From: http://www.bspcn.com/2010/03/23/no-to-socialism/

This morning I was awoken by my alarm clock, powered by electricity generated by the public power monopoly regulated by the US Department of Energy. I then took a shower in the clean water provided by the municipal water utility. After that, I turned on the TV to one of the FCC regulated channels to see what the National Weather Service of the National Oceanographic and Atmospheric Administration determined the weather was going to be like using satellites designed, built, and launched by the National Aeronautics and Space Administration. I watch this while eating my breakfast of US Department of Agriculture inspected food and taking the drugs which have been determined as safe by the Food and Drug Administration.

At the appropriate time as regulated by the US Congress, and kept accurate by the National Institute of Standards and Technology and the US Naval Observatory, I get into my National Highway Traffic Safety Administration approved automobile and set out to work on the roads built by the local, state, and federal Departments of Transportation, possibly stopping to purchase additional fuel of a quality level determined by the Environmental Protection Agency, using legal tender issued by the Federal Reserve Bank.
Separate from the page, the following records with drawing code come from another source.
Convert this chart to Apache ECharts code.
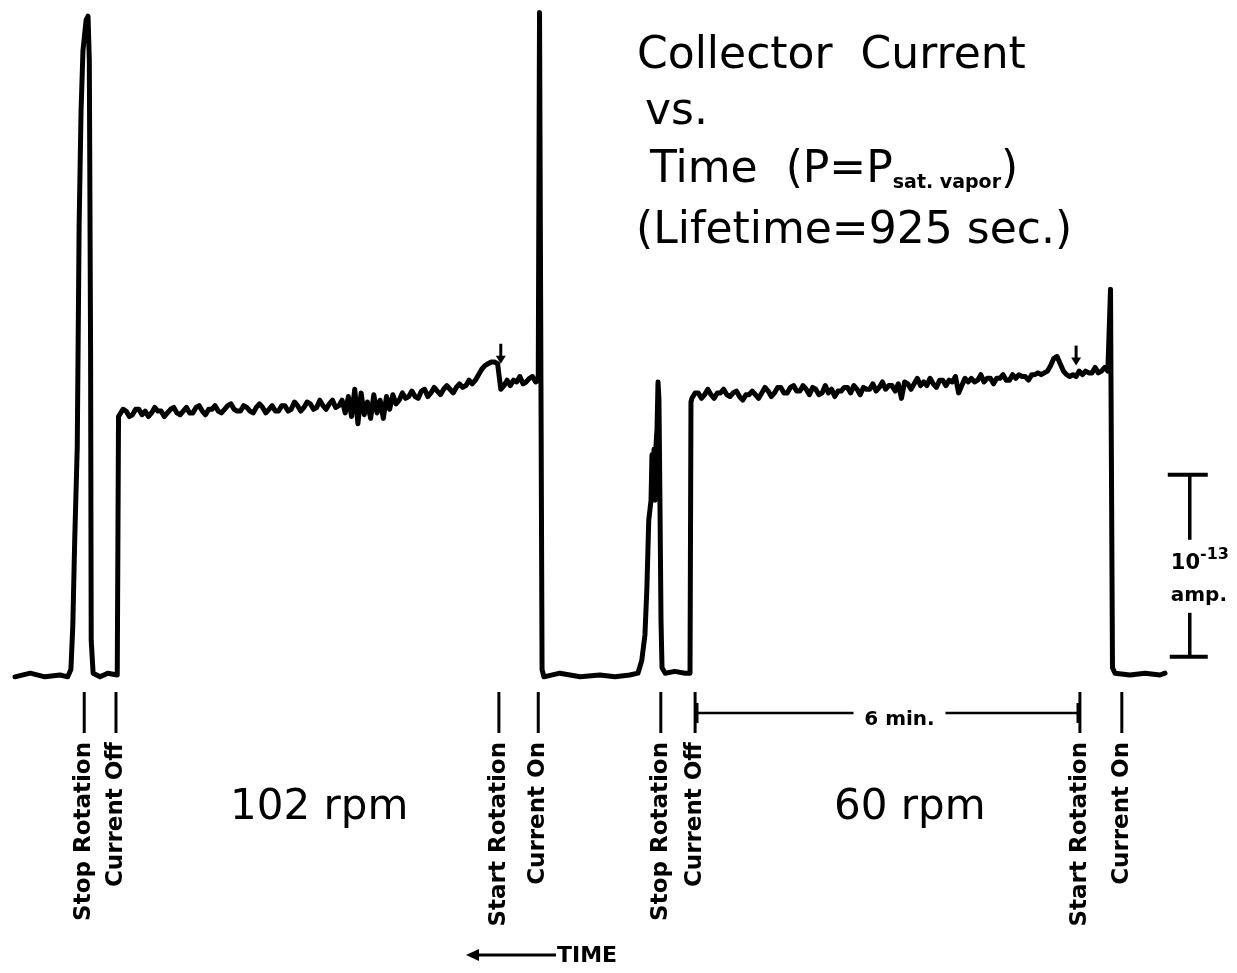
<!DOCTYPE html>
<html>
<head>
<meta charset="utf-8">
<script src="https://cdn.jsdelivr.net/npm/echarts@6/dist/echarts.min.js"></script>
<style>
  html, body { margin: 0; padding: 0; background: #fff; }
  #chart { width: 1237px; height: 973px; }
</style>
</head>
<body>
<div id="chart"></div>
<script>
// Strip-chart record. Time in minutes, running leftward (0 = end of the record),
// current in units of 1e-13 amp above the zero baseline.

// baseline, first "stop rotation" peak, then the step up when the current goes off
const peak1 = [
  [18.11, -0.01], [17.87, 0.01], [17.64, -0.01], [17.40, 0.00], [17.28, -0.01], [17.23, 0.03],
  [17.20, 0.27], [17.17, 0.74], [17.13, 1.25], [17.10, 2.48], [17.07, 3.10], [17.04, 3.43],
  [16.99, 3.60], [16.96, 3.62], [16.94, 3.38], [16.92, 1.79], [16.91, 0.19], [16.88, 0.01],
  [16.77, -0.01], [16.65, 0.01], [16.50, 0.00], [16.48, 1.42]
]

// 102 rpm plateau, read every 0.05 min
const sampleStep = 0.05
const plateau1Start = 16.46
const plateau1 = [
  1.43, 1.46, 1.45, 1.42, 1.43, 1.46, 1.46, 1.43, 1.45, 1.42,
  1.44, 1.47, 1.45, 1.45, 1.42, 1.44, 1.46, 1.47, 1.44, 1.43,
  1.45, 1.47, 1.44, 1.44, 1.47, 1.48, 1.45, 1.43, 1.46, 1.46,
  1.48, 1.45, 1.44, 1.46, 1.48, 1.49, 1.46, 1.45, 1.45, 1.48,
  1.47, 1.45, 1.44, 1.47, 1.49, 1.47, 1.44, 1.46, 1.48, 1.45,
  1.45, 1.48, 1.48, 1.45, 1.46, 1.50, 1.48, 1.45, 1.47, 1.50,
  1.49, 1.46, 1.47, 1.51, 1.48, 1.46, 1.49, 1.51, 1.47, 1.48,
  1.51, 1.44, 1.53, 1.42, 1.57, 1.38, 1.55, 1.43, 1.50, 1.41,
  1.54, 1.44, 1.51, 1.41, 1.53, 1.46, 1.54, 1.49, 1.51, 1.55,
  1.52, 1.53, 1.56, 1.53, 1.52, 1.56, 1.57, 1.53, 1.55, 1.58,
  1.56, 1.54, 1.57, 1.59, 1.57, 1.55, 1.58, 1.60, 1.58, 1.59,
  1.62, 1.60, 1.62, 1.65, 1.68, 1.70, 1.71, 1.72, 1.72, 1.71,
  1.57, 1.59, 1.62, 1.59, 1.62, 1.61, 1.64, 1.60, 1.61, 1.63, 1.64, 1.61
]

// current-on spike, baseline, second peak, step up again
const spike1 = [
  [9.87, 1.62], [9.85, 3.64], [9.83, 3.64], [9.81, 0.03], [9.78, -0.01], [9.53, 0.01],
  [9.21, -0.01], [8.90, 0.00], [8.66, -0.01], [8.43, 0.00], [8.30, 0.01], [8.24, 0.08],
  [8.19, 0.22], [8.16, 0.47], [8.13, 0.85], [8.094, 0.96], [8.079, 1.21], [8.063, 0.99],
  [8.047, 1.24], [8.031, 0.96], [8.016, 1.26], [8.000, 1.35], [7.984, 1.61], [7.969, 1.51],
  [7.953, 0.93], [7.937, 0.30], [7.921, 0.04], [7.87, 0.01], [7.72, 0.02], [7.56, 0.01],
  [7.48, 0.01], [7.465, 1.50]
]

// 60 rpm plateau
const plateau2Start = 7.45
const plateau2 = [
  1.52, 1.55, 1.55, 1.52, 1.54, 1.57, 1.54, 1.52, 1.55, 1.55,
  1.57, 1.54, 1.53, 1.55, 1.56, 1.53, 1.51, 1.54, 1.54, 1.56,
  1.54, 1.52, 1.55, 1.58, 1.56, 1.53, 1.55, 1.58, 1.58, 1.55,
  1.55, 1.58, 1.59, 1.56, 1.56, 1.59, 1.57, 1.54, 1.58, 1.57,
  1.54, 1.55, 1.59, 1.55, 1.57, 1.53, 1.56, 1.56, 1.58, 1.58,
  1.55, 1.59, 1.57, 1.54, 1.58, 1.57, 1.57, 1.60, 1.56, 1.58,
  1.61, 1.57, 1.59, 1.59, 1.56, 1.60, 1.52, 1.61, 1.60, 1.57,
  1.60, 1.63, 1.59, 1.61, 1.59, 1.63, 1.60, 1.58, 1.62, 1.62,
  1.59, 1.62, 1.61, 1.64, 1.55, 1.59, 1.63, 1.61, 1.63, 1.61,
  1.62, 1.65, 1.61, 1.63, 1.63, 1.60, 1.63, 1.63, 1.65, 1.62,
  1.62, 1.65, 1.63, 1.65, 1.64, 1.64, 1.62, 1.65, 1.65, 1.66,
  1.65, 1.66, 1.67, 1.70, 1.74, 1.75, 1.71, 1.67, 1.65, 1.64,
  1.65, 1.64, 1.67, 1.65, 1.67, 1.66, 1.66, 1.69, 1.66, 1.67, 1.69, 1.67
]

// final current-on spike and tail of the record
const spike2 = [
  [0.874, 1.67], [0.858, 2.12], [0.843, 2.12], [0.827, 0.04], [0.787, 0.01],
  [0.551, 0.00], [0.315, 0.01], [0.079, 0.00], [0.00, 0.01]
]

// event marks under the trace
const eventTimes = [17.02, 16.52, 10.49, 9.87, 7.94, 7.40, 1.34, 0.68]
const eventLabels = [
  "Stop Rotation", "Current Off", "Start Rotation", "Current On",
  "Stop Rotation", "Current Off", "Start Rotation", "Current On"
]

// small arrows over the trace at start of rotation: [time, top, bottom]
const arrowMarks = [[10.46, 1.82, 1.71], [1.40, 1.81, 1.70]]

// rotation speeds written between the marks
const speedTimes = [13.32, 4.02]
const speedLabels = ["102 rpm", "60 rpm"]

// 6 minute time bracket and the 1e-13 amp scale bar
const timeBar = [7.37, 1.37]
const timeBarLabel = "6 min."
const scaleBarTime = -0.39
const scaleBar = [0.1, 1.1]

function sampled(t0, dt, values) {
  return values.map((v, i) => [+(t0 - i * dt).toFixed(3), v])
}

const trace = [
  ...peak1,
  ...sampled(plateau1Start, sampleStep, plateau1),
  ...spike1,
  ...sampled(plateau2Start, sampleStep, plateau2),
  ...spike2
]

const INK = "#000"
const labelFont = 'bold 23px "DejaVu Sans"'

function renderEvent(params, api) {
  const p = api.coord([api.value(0), 0])
  const label = eventLabels[api.value(1)]
  return {
    type: "group",
    children: [
      {
        type: "line",
        shape: { x1: p[0], y1: p[1] + 17, x2: p[0], y2: p[1] + 58 },
        style: { stroke: INK, lineWidth: 3 }
      },
      {
        type: "text",
        x: p[0],
        y: p[1] + 67,
        rotation: Math.PI / 2,
        style: { text: label, font: labelFont, fill: INK, align: "right", verticalAlign: "middle" }
      }
    ]
  }
}

function renderArrow(params, api) {
  const top = api.coord([api.value(0), api.value(1)])
  const bottom = api.coord([api.value(0), api.value(2)])
  return {
    type: "group",
    children: [
      {
        type: "line",
        shape: { x1: top[0], y1: top[1], x2: bottom[0], y2: bottom[1] - 4 },
        style: { stroke: INK, lineWidth: 3 }
      },
      {
        type: "polygon",
        shape: { points: [[bottom[0] - 5, bottom[1] - 8], [bottom[0] + 5, bottom[1] - 8], [bottom[0], bottom[1]]] },
        style: { fill: INK }
      }
    ]
  }
}

function renderSpeed(params, api) {
  const p = api.coord([api.value(0), 0])
  return {
    type: "text",
    x: p[0],
    y: p[1] + 133,
    style: {
      text: speedLabels[api.value(1)],
      font: '42px "DejaVu Sans"',
      fill: INK,
      align: "center",
      verticalAlign: "middle"
    }
  }
}

function renderTimeBar(params, api) {
  const a = api.coord([api.value(0), 0])
  const b = api.coord([api.value(1), 0])
  const y = a[1] + 38
  const mid = (a[0] + b[0]) / 2 + 12
  return {
    type: "group",
    children: [
      { type: "line", shape: { x1: a[0], y1: y, x2: mid - 46, y2: y }, style: { stroke: INK, lineWidth: 2.5 } },
      { type: "line", shape: { x1: mid + 46, y1: y, x2: b[0], y2: y }, style: { stroke: INK, lineWidth: 2.5 } },
      { type: "line", shape: { x1: a[0], y1: y - 10, x2: a[0], y2: y + 10 }, style: { stroke: INK, lineWidth: 3 } },
      { type: "line", shape: { x1: b[0], y1: y - 10, x2: b[0], y2: y + 10 }, style: { stroke: INK, lineWidth: 3 } },
      {
        type: "text",
        x: mid,
        y: y + 7,
        style: { text: timeBarLabel, font: 'bold 20px "DejaVu Sans"', fill: INK, align: "center", verticalAlign: "middle" }
      }
    ]
  }
}

function renderScaleBar(params, api) {
  const lo = api.coord([api.value(0), api.value(1)])
  const hi = api.coord([api.value(0), api.value(2)])
  const x = lo[0]
  const midY = (lo[1] + hi[1]) / 2
  return {
    type: "group",
    children: [
      { type: "line", shape: { x1: x - 22, y1: hi[1], x2: x + 18, y2: hi[1] }, style: { stroke: INK, lineWidth: 4 } },
      { type: "line", shape: { x1: x - 20, y1: lo[1], x2: x + 18, y2: lo[1] }, style: { stroke: INK, lineWidth: 4 } },
      { type: "line", shape: { x1: x, y1: hi[1], x2: x, y2: midY - 26 }, style: { stroke: INK, lineWidth: 3.5 } },
      { type: "line", shape: { x1: x, y1: midY + 47, x2: x, y2: lo[1] }, style: { stroke: INK, lineWidth: 3.5 } },
      {
        type: "text",
        x: x - 19,
        y: midY - 2,
        style: {
          text: "10{sup|-13}",
          font: 'bold 21px "DejaVu Sans"',
          fill: INK,
          align: "left",
          verticalAlign: "middle",
          rich: {
            sup: { font: 'bold 16px "DejaVu Sans"', fill: INK, verticalAlign: "top", lineHeight: 34 }
          }
        }
      },
      {
        type: "text",
        x: x - 19,
        y: midY + 30,
        style: { text: "amp.", font: 'bold 20px "DejaVu Sans"', fill: INK, align: "left", verticalAlign: "middle" }
      }
    ]
  }
}

const titleFont = '44px "DejaVu Sans"'

const chart = echarts.init(document.getElementById("chart"))
chart.setOption({
  animation: false,
  backgroundColor: "#fff",
  grid: { left: 9.3, width: 1219.2, top: 1.6, height: 764.4 },
  xAxis: { type: "value", inverse: true, min: -1, max: 18.2, show: false },
  yAxis: { type: "value", min: -0.5, max: 3.7, show: false },
  graphic: [
    { type: "text", x: 637, y: 57, style: { text: "Collector  Current", font: titleFont, fill: INK, verticalAlign: "middle" } },
    { type: "text", x: 645, y: 113, style: { text: "vs.", font: titleFont, fill: INK, verticalAlign: "middle" } },
    {
      type: "text",
      x: 650,
      y: 171,
      style: {
        text: "Time  (P=P{sub|sat. vapor})",
        font: titleFont,
        fill: INK,
        verticalAlign: "middle",
        rich: { sub: { font: 'bold 19px "DejaVu Sans"', fill: INK, verticalAlign: "bottom" } }
      }
    },
    { type: "text", x: 636, y: 232, style: { text: "(Lifetime=925 sec.)", font: titleFont, fill: INK, verticalAlign: "middle" } },
    { type: "line", shape: { x1: 474, y1: 955, x2: 556, y2: 955 }, style: { stroke: INK, lineWidth: 3 } },
    { type: "polygon", shape: { points: [[466, 955], [479, 949], [479, 961]] }, style: { fill: INK } },
    { type: "text", x: 557, y: 956, style: { text: "TIME", font: 'bold 22px "DejaVu Sans"', fill: INK, verticalAlign: "middle" } }
  ],
  series: [
    {
      type: "line",
      data: trace,
      showSymbol: false,
      silent: true,
      lineStyle: { color: INK, width: 5, join: "round", cap: "round" }
    },
    {
      type: "custom",
      clip: false,
      silent: true,
      renderItem: renderEvent,
      data: eventTimes.map((t, i) => [t, i])
    },
    {
      type: "custom",
      clip: false,
      silent: true,
      renderItem: renderArrow,
      data: arrowMarks
    },
    {
      type: "custom",
      clip: false,
      silent: true,
      renderItem: renderSpeed,
      data: speedTimes.map((t, i) => [t, i])
    },
    {
      type: "custom",
      clip: false,
      silent: true,
      renderItem: renderTimeBar,
      data: [timeBar]
    },
    {
      type: "custom",
      clip: false,
      silent: true,
      renderItem: renderScaleBar,
      data: [[scaleBarTime, scaleBar[0], scaleBar[1]]]
    }
  ]
})
</script>
</body>
</html>
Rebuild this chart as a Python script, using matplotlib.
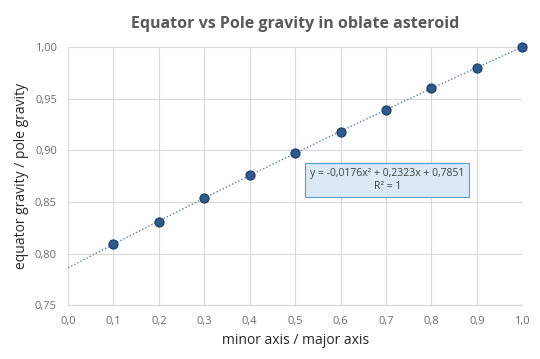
import matplotlib
matplotlib.use("Agg")
import matplotlib.pyplot as plt
import numpy as np

# data
ratio = [0.1, 0.2, 0.3, 0.4, 0.5, 0.6, 0.7, 0.8, 0.9, 1.0]
gravity_ratio = [0.809, 0.831, 0.854, 0.876, 0.897, 0.918, 0.939, 0.960, 0.980, 1.000]
x_ticks = [0.0, 0.1, 0.2, 0.3, 0.4, 0.5, 0.6, 0.7, 0.8, 0.9, 1.0]
y_ticks = [0.75, 0.80, 0.85, 0.90, 0.95, 1.00]
fit_text = "y = -0,0176x² + 0,2323x + 0,7851\nR² = 1"

plt.rcParams["font.family"] = ["Open Sans", "DejaVu Sans"]

fig = plt.figure(figsize=(5.4, 3.59), dpi=100)
ax = fig.add_axes([0.126, 0.150, 0.841, 0.719])

# polynomial trendline through the points
coef = np.polyfit(ratio, gravity_ratio, 2)
xs = np.linspace(0, 1, 100)
ax.plot(xs, np.polyval(coef, xs), linestyle=(0, (1, 1.5)), color="#5b7fa8", linewidth=1.0, zorder=2)

ax.scatter(ratio, gravity_ratio, s=42, color="#2e5a8c", edgecolor="#1f3f66", linewidth=0.9,
           zorder=3, clip_on=False)

ax.set_xlim(0, 1)
ax.set_ylim(0.75, 1.0)
ax.set_xticks(x_ticks)
ax.set_yticks(y_ticks)
ax.set_xticklabels([f"{v:.1f}".replace(".", ",") for v in x_ticks])
ax.set_yticklabels([f"{v:.2f}".replace(".", ",") for v in y_ticks])
ax.tick_params(length=0, labelsize=8, colors="#6b6b6b", pad=8)
ax.grid(True, color="#d9d9d9", linewidth=0.8)
ax.set_axisbelow(True)
for side in ["top", "right", "left"]:
    ax.spines[side].set_visible(False)
ax.spines["bottom"].set_color("#d9d9d9")

ax.set_xlabel("minor axis / major axis", fontsize=10, color="#262626")
ax.set_ylabel("equator gravity / pole gravity", fontsize=10, color="#262626")
ax.set_title("Equator vs Pole gravity in oblate asteroid", fontsize=11.5, fontweight="bold",
             color="#595959", pad=14)

ax.text(0.703, 0.871, fit_text, fontsize=7.5, color="#404040", ha="center", va="center",
        linespacing=1.3,
        bbox=dict(boxstyle="square,pad=0.45", facecolor="#dbe9f6", edgecolor="#5b9bd5", linewidth=0.8))

fig.savefig("out.png", dpi=100)
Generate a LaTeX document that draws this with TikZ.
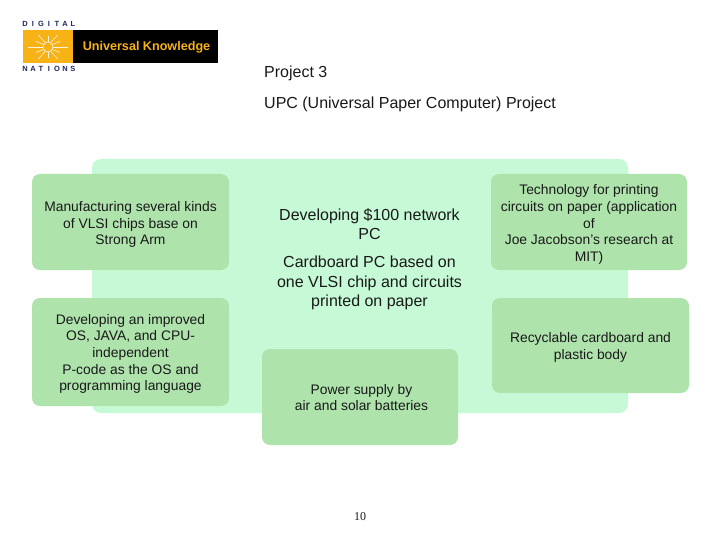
\documentclass[tikz,border=0pt]{standalone}
\usepackage{fontspec}
\setmainfont{Liberation Sans}
\newfontfamily\serifnum{Liberation Serif}
\definecolor{panelgreen}{RGB}{198,250,214}
\definecolor{boxgreen}{RGB}{174,227,172}
\definecolor{logoyellow}{RGB}{247,178,22}
\definecolor{logonavy}{RGB}{30,40,90}
\definecolor{txt}{RGB}{25,25,25}
\tikzset{
 panel/.style={fill=panelgreen,draw=none,rounded corners=9pt},
 gbox/.style={fill=boxgreen,draw=none,rounded corners=8pt},
 small/.style={align=center,text=txt,font=\fontsize{13.85}{16.7}\selectfont,inner sep=0pt},
 mid/.style={align=center,text=txt,font=\fontsize{16}{19.4}\selectfont,inner sep=0pt},
 head/.style={anchor=west,text=txt,font=\fontsize{16}{18}\selectfont,inner sep=0pt},
 logoletter/.style={text=logonavy,font=\fontsize{7.5}{8}\selectfont\bfseries,inner sep=0pt},
 ray/.style={draw=white!85!logoyellow,line width=0.6pt}
}
\begin{document}
\begin{tikzpicture}[x=1pt,y=-1pt]
\useasboundingbox (0,0) rectangle (720,540);
\fill[white] (0,0) rectangle (720,540);
% logo
\fill[black] (73,30) rectangle (218,63);
\fill[logoyellow] (23,30) rectangle (73,63);
\foreach \a in {0,30,...,330}{
  \draw[ray] ({48+5*cos(\a)},{47+5*sin(\a)}) -- ({48+(mod(\a,60)==0?20:14)*cos(\a)},{47+(mod(\a,60)==0?14:11)*sin(\a)});
}
\draw[ray] (48,47) circle (5);
\node[text=logoyellow,font=\fontsize{12.6}{14}\selectfont\bfseries,inner sep=0pt] (logotext) at (146.5,47) {Universal Knowledge};
\foreach \c [count=\i from 0] in {D,I,G,I,T,A,L}
  \node[logoletter] (dl\i) at ({25+\i*8.0},24) {\c};
\foreach \c [count=\i from 0] in {N,A,T,I,O,N,S}
  \node[logoletter] (nl\i) at ({25+\i*8.0},68.5) {\c};
% headings
\node[head] (h1) at (264,73) {Project 3};
\node[head] (h2) at (264,104) {UPC (Universal Paper Computer) Project};
% panel and boxes
\fill[panel] (92,159) rectangle (628,413);
\fill[gbox] (32,174) rectangle (229,270);
\fill[gbox] (32,298) rectangle (229,406);
\fill[gbox] (491,174) rectangle (687,270);
\fill[gbox] (492,298) rectangle (689,393);
\fill[gbox] (262,349) rectangle (458,445);
% texts
\node[small] (t1) at (130.5,224.5) {Manufacturing several kinds\\of VLSI chips base on\\Strong Arm};
\node[small] (t2) at (130.5,354) {Developing an improved\\OS, JAVA, and CPU-\\independent\\P-code as the OS and\\programming language};
\node[small] (t3) at (589,224.5) {Technology for printing\\circuits on paper (application\\of\\Joe Jacobson's research at\\MIT)};
\node[small] (t4) at (590.5,347.5) {Recyclable cardboard and\\plastic body};
\node[small] (t5) at (361.5,397.5) {Power supply by\\air and solar batteries};
\node[mid] (t6) at (369.5,224) {Developing \$100 network\\PC};
\node[mid] (t7) at (369.5,283) {Cardboard PC based on\\one VLSI chip and circuits\\printed on paper};
\node[text=txt,font=\serifnum\fontsize{12}{14}\selectfont,inner sep=0pt] (pg) at (360,517) {10};
\end{tikzpicture}
\end{document}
On the way out the door, I deposit any mail I have to be sent out via the US Postal Service and drop the kids off at the public school.

After work, I drive my NHTSA car back home on DOT roads, to a house which has not burned down in my absence because of the state and local building codes and Fire Marshal’s inspection, and which has not been plundered of all its valuables thanks to the local police department.

I then log on to the internet which was developed by the Defense Advanced Research Projects Administration and post of FreeRepublic.com and Fox News forums about how SOCIALISM in medicine is BAD because the government can’t do anything right.”